PAUL BOND: I want to talk about why Open matters to me, or why Open has mattered in my own educational journey. When I began finding my way through graduate education in a distance education program, I realized that all the tools and all the materials that we were using were openly available online. What I was paying for, paying over $200 a week for, was some occasional feedback and the selection and organization of the information. Then it occurred to me that in an environment of information abundance, learning about finding, evaluating, selecting, and organizing information just might be a more productive path.
So my career took a turn, and I became interested in the area of online learning.
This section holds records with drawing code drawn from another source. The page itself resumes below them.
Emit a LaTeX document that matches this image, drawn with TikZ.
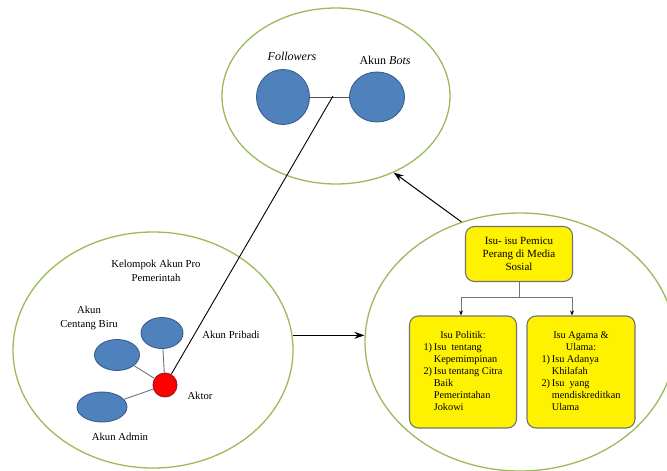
\documentclass[tikz,border=0pt]{standalone}
\usepackage{fontspec}
\setmainfont{Liberation Serif}
\usetikzlibrary{shapes.geometric}
\usetikzlibrary{arrows.meta}
\definecolor{ringgreen}{RGB}{155,187,89}
\definecolor{accountblue}{RGB}{79,129,189}
\definecolor{accountedge}{RGB}{56,93,138}
\definecolor{actorred}{RGB}{255,0,0}
\definecolor{actoredge}{RGB}{160,20,20}
\begin{document}
\begin{tikzpicture}[>={Stealth[length=10pt,width=7pt]}, x=1pt, y=-1pt,
ring/.style={ellipse, draw=ringgreen, line width=1.3pt, inner sep=0},
account/.style={ellipse, draw=accountedge, fill=accountblue, line width=0.9pt, inner sep=0},
actor/.style={circle, draw=actoredge, fill=actorred, line width=0.9pt, inner sep=0, minimum size=24pt},
issue/.style={draw=black!55, fill=yellow, rounded corners=9pt, line width=1.1pt, align=center, inner sep=0},
label/.style={inner sep=0, font=\fontsize{10.7}{14}\selectfont, align=center},
link/.style={black!55, line width=0.9pt},
branch/.style={black!55, line width=0.9pt, -{Stealth[length=5pt,width=4pt,color=black]}},
flow/.style={black, line width=1pt, ->}]
\useasboundingbox (0,0) rectangle (667,471); %%%%%%% SIZE OF THE PICTURE
%%%%%%%%%%%%%%%%%%%%%%% RINGS %%%%%%%%%%%%%%%%%%%%%%%%%%%
\node[ring, minimum width=228pt, minimum height=176pt] (TopRing) at (336,96) {};
\node[ring, minimum width=280pt, minimum height=236pt] (LeftRing) at (153,350) {};
\node[ring, minimum width=310pt, minimum height=258pt] (RightRing) at (520,342) {};
%%%%%%%%%%%%%%%%%%%%%%% TOP: FOLLOWERS AND BOTS %%%%%%%%%%%%%%%%%%%%%%%%%%%
\node[account, minimum width=53pt, minimum height=55pt] (Followers) at (283,97) {};
\node[account, minimum width=55pt, minimum height=50pt] (Bots) at (377,97) {};
\node[label, font=\fontsize{12}{14}\selectfont\itshape] (FollowersText) at (292,56) {Followers};
\node[label, font=\fontsize{12}{14}\selectfont] (BotsText) at (385,60) {Akun \textit{Bots}};
\draw[link, black!70] (Followers) -- (Bots);
\coordinate (BotLink) at (333,96);
%%%%%%%%%%%%%%%%%%%%%%% LEFT: PRO GOVERNMENT ACCOUNTS %%%%%%%%%%%%%%%%%%%%%%%%%%%
\node[label] (GroupText) at (156,271) {Kelompok Akun Pro\\Pemerintah};
\node[account, minimum width=42pt, minimum height=31pt] (Pribadi) at (162,333) {};
\node[account, minimum width=45pt, minimum height=31pt] (Centang) at (117,355) {};
\node[account, minimum width=50pt, minimum height=30pt] (Admin) at (102,407) {};
\node[actor] (Aktor) at (165,385) {};
\node[label] (CentangText) at (89,318) {Akun\\Centang Biru};
\node[label] (PribadiText) at (231,335) {Akun Pribadi};
\node[label] (AktorText) at (200,396) {Aktor};
\node[label] (AdminText) at (120,437) {Akun Admin};
\draw[link] (Pribadi) -- (Aktor);
\draw[link] (Centang) -- (Aktor);
\draw[link] (Admin) -- (Aktor);
\draw[black, line width=0.9pt] (Aktor) -- (BotLink);
%%%%%%%%%%%%%%%%%%%%%%% RIGHT: ISSUES %%%%%%%%%%%%%%%%%%%%%%%%%%%
\node[issue, minimum width=107pt, minimum height=55pt, font=\fontsize{11}{13}\selectfont] (Pemicu) at (519,254)
  {Isu- isu Pemicu\\Perang di Media\\Sosial};
\node[issue, minimum width=107pt, minimum height=112pt, font=\fontsize{10.3}{12}\selectfont] (Politik) at (463,372)
  {\begin{tabular}{@{}r@{\,}l@{}}
   \multicolumn{2}{c}{Isu Politik:}\\
   1) & Isu\ \ tentang\\
      & Kepemimpinan\\
   2) & Isu tentang Citra\\
      & Baik\\
      & Pemerintahan\\
      & Jokowi
   \end{tabular}};
\node[issue, minimum width=108pt, minimum height=112pt, font=\fontsize{10.3}{12}\selectfont] (Agama) at (581,372)
  {\begin{tabular}{@{}r@{\,}l@{}}
   \multicolumn{2}{c}{Isu Agama \&}\\
   \multicolumn{2}{c}{Ulama:}\\
   1) & Isu Adanya\\
      & Khilafah\\
   2) & Isu\ \ yang\\
      & mendiskreditkan\\
      & Ulama
   \end{tabular}};
\coordinate (Split) at (519,297);
\draw[link] (Pemicu) -- (Split);
\draw[branch] (Split) -| ([xshift=-2pt]Politik.north);
\draw[branch] (Split) -| ([xshift=-9pt]Agama.north);
%%%%%%%%%%%%%%%%%%%%%%% ARROWS BETWEEN RINGS %%%%%%%%%%%%%%%%%%%%%%%%%%%
\draw[flow] (LeftRing.6) -- (LeftRing.6 -| RightRing.west);
\draw[flow] (RightRing.116) -- (TopRing.-53);
\end{tikzpicture}
\end{document}
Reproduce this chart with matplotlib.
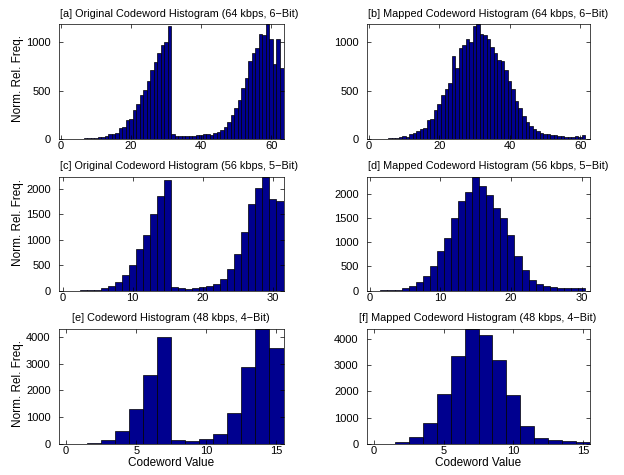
import matplotlib as mpl

mpl.use("Agg")

import matplotlib.pyplot as plt
import numpy as np

plt.rcParams["font.family"] = ["Liberation Sans", "DejaVu Sans"]
plt.rcParams["font.size"] = 7.8

# codeword counts (bins start at 0, width 1)
orig_64k = [2, 2, 2, 3, 4, 4, 5, 7, 7, 10, 14, 17, 24, 28, 48, 55,
            66, 110, 121, 197, 203, 300, 362, 455, 507, 603, 714, 800, 886, 972, 1003, 1165,
            48, 31, 34, 28, 28, 31, 34, 38, 41, 48, 48, 45, 59, 76, 93, 120,
            180, 248, 317, 403, 524, 628, 810, 893, 938, 1083, 1076, 1190, 1031, 776, 1034, 731]
mapped_64k = [3, 2, 2, 2, 3, 4, 6, 10, 12, 20, 30, 25, 48, 58, 83, 103,
              117, 195, 205, 300, 362, 455, 514, 583, 860, 731, 940, 972, 1031, 1003, 1165, 1190,
              1088, 1079, 1031, 955, 888, 815, 805, 712, 605, 522, 395, 317, 233, 179, 134, 103,
              83, 66, 49, 48, 41, 38, 31, 28, 24, 24, 24, 28, 24, 46]
orig_56k = [3, 3, 3, 5, 10, 20, 45, 90, 165, 305, 500, 810, 1090, 1510, 1850, 2170,
            70, 50, 40, 60, 80, 85, 140, 225, 430, 715, 1150, 1700, 2020, 2240, 1800, 1760]
mapped_56k = [2, 3, 5, 10, 20, 50, 100, 170, 310, 500, 810, 1090, 1490, 1840, 2030, 2350,
              2160, 1970, 1700, 1500, 1140, 710, 430, 230, 130, 90, 80, 65, 50, 50, 62]
orig_48k = [5, 10, 30, 150, 480, 1320, 2590, 4010, 140, 110, 190, 390, 1160, 2860, 4310, 3570]
mapped_48k = [5, 10, 70, 275, 815, 1915, 3340, 4380, 4120, 3200, 1875, 675, 245, 165, 110, 80]

titles = [
    "[a] Original Codeword Histogram (64 kbps, 6\u2212Bit)",
    "[b] Mapped Codeword Histogram (64 kbps, 6\u2212Bit)",
    "[c] Original Codeword Histogram (56 kbps, 5\u2212Bit)",
    "[d] Mapped Codeword Histogram (56 kbps, 5\u2212Bit)",
    "[e] Codeword Histogram (48 kbps, 4\u2212Bit)",
    "[f] Mapped Codeword Histogram (48 kbps, 4\u2212Bit)",
]
series = [orig_64k, mapped_64k, orig_56k, mapped_56k, orig_48k, mapped_48k]
xlims = [(-0.5, 63.5), (-0.5, 62.8), (-0.5, 31.5), (-0.4, 31.2), (-0.5, 15.5), (-0.5, 15.5)]
xticks = [[0, 20, 40, 60]] * 2 + [[0, 10, 20, 30]] * 2 + [[0, 5, 10, 15]] * 2
yticks = [[0, 500, 1000]] * 2 + [[0, 500, 1000, 1500, 2000]] * 2 + [[0, 1000, 2000, 3000, 4000]] * 2

W, H = 624, 475
cols = [(59, 283.5), (367, 590)]
rows = [(24, 139), (176.5, 290.7), (328.5, 444)]
ylab_y = [0.53, 0.6, 0.52]

fig = plt.figure(figsize=(W / 100, H / 100), dpi=100)

for i, vals in enumerate(series):
    r, c = divmod(i, 2)
    x0, x1 = cols[c]
    top, bot = rows[r]
    ax = fig.add_axes([x0 / W, 1 - bot / H, (x1 - x0) / W, (bot - top) / H])
    ax.bar(np.arange(len(vals)), vals, width=1.0, color="#00008F",
           edgecolor="black", linewidth=0.5)
    ax.set_xlim(*xlims[i])
    ax.set_ylim(0, max(vals))
    ax.set_xticks(xticks[i])
    ax.set_yticks(yticks[i])
    ax.tick_params(direction="in", top=True, right=True, length=3, width=0.5,
                   labelsize=8.0)
    ax.tick_params(axis="y", pad=6.0)
    ax.tick_params(axis="x", pad=1.5)
    for s in ax.spines.values():
        s.set_linewidth(0.5)
    if r < 2:
        ax.text(0.003, 1.065, titles[i], transform=ax.transAxes, ha="left",
                va="baseline")
    else:
        ax.text(0.5 if c == 0 else 0.496, 1.065, titles[i], transform=ax.transAxes,
                ha="center", va="baseline")
    if c == 0:
        ax.set_ylabel("Norm. Rel. Freq.", fontsize=8.5)
        ax.yaxis.set_label_coords(-0.155, ylab_y[r])
    if r == 2:
        ax.set_xlabel("Codeword Value", fontsize=8.5)
        ax.xaxis.set_label_coords(0.5, -0.11)
        ax.xaxis.label.set_va("top")

fig.savefig("out.png", dpi=100)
I subscribed to an open access journal of online education, and that introduced me to the work of people like Downes, Cormier, Wiley. And that led me into open online courses from Siemens and Downes, and others. And eventually into ds106. And there Jim Groom was open to letting me participate in his courses in a greater way, and that opened a lot of doors for me. It made me what I am today.
These days, a lot of the talk around Open focuses on educational resources. But it's the Open Education aspect that's really interesting and really empowering. It can give the learner a voice, a choice, a sense of agency and control in education. Things that much of our current system, I think, with its focus on pre-determined curricula and standards and tests really discourages. Open education helps us learn to find our way to navigate and discover rather than to jump through hoops to get a grade to move onto the next stage of the game. And finding our way, way finding and sense making, that exercises a different set of skills than learning how to play the game. It's a set of skills that I see as embodied in information literacy. When we learn how to learn and take charge of our own education, we develop ourselves as lifelong learners. We can learn anything, not so much on her own. As through our own initiative. So we don't know what tomorrow may bring, but we can be prepared to meet its challenges. And that's why Open matters.